FSB moots development of global trade data utility
19 April 2013 | 4768 views | 0
The Financial Stability Board has mooted the creation of a central utility for sharing aggregated trade data, as evidence mounts that national jurisdictions are lagging in implementing OTC derivatives trading reforms.
In its fifth quarterly progress report on international efforts to push over-the-counter derivatives trading to electronic platforms, the FSB states that not one of the 24 jurisdictions under its aegis have fully implemented guidelines first laid down in 2009.
Less than half of the FSB member jurisdictions currently have legislative and regulatory frameworks in place to implement reforms "and there remains significant scope for increases in trade reporting, central clearing, and exchange and electronic platform trading in global OTC derivatives markets".
The FSB urges rapid progress by those jurisdictions that have not yet completed their legislative and regulatory frameworks.

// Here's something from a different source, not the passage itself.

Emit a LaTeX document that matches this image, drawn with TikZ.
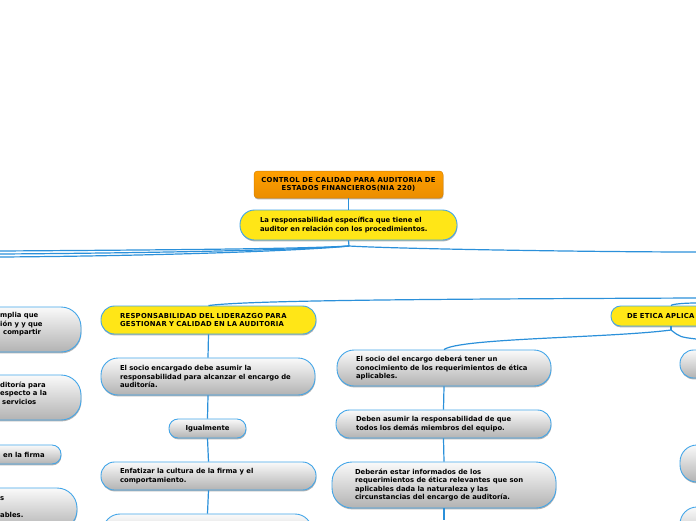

FSB Chairman Mark Carney has written to all member jurisdictions requesting confirmation that legislation and regulation for reporting to trade repositories are in place, as well as their committed timetables to complete all OTC derivatives reforms.
He stressed that the need for prompt action on trade reporting should not in any way diminish the need for rapid completion of reforms in other areas, such as central clearing, capital and margining, and trading on exchanges or electronic platforms.
While much work remains to be done at the national level, progress is also needed in international co-ordination, says the FSB, which warns of the emergence of some "cross-border potential conflicts, inconsistencies, duplication and gaps".
Although this is not unexpected given the complexity of the rules, it is "imperative that regulators work together to urgently address identified issues", states the FSB.
The body is also pushing for more international work on remaining issues around authorities' access to trade repository data, such as data standards.
It additionally calls on regulators to explore the feasibility of a "centralised or other mechanism to produce and share global aggregated data, taking into account legal and technical issues and the aggregated trade repository data that authorities need to fulfil their mandates and to monitor financial stability".
Looking forward, an increased focus will be needed on how effective reforms have been in meeting the underlying objectives, says the FSB, as well as risks of regulatory arbitrage that would undermine the effectiveness of the new regime.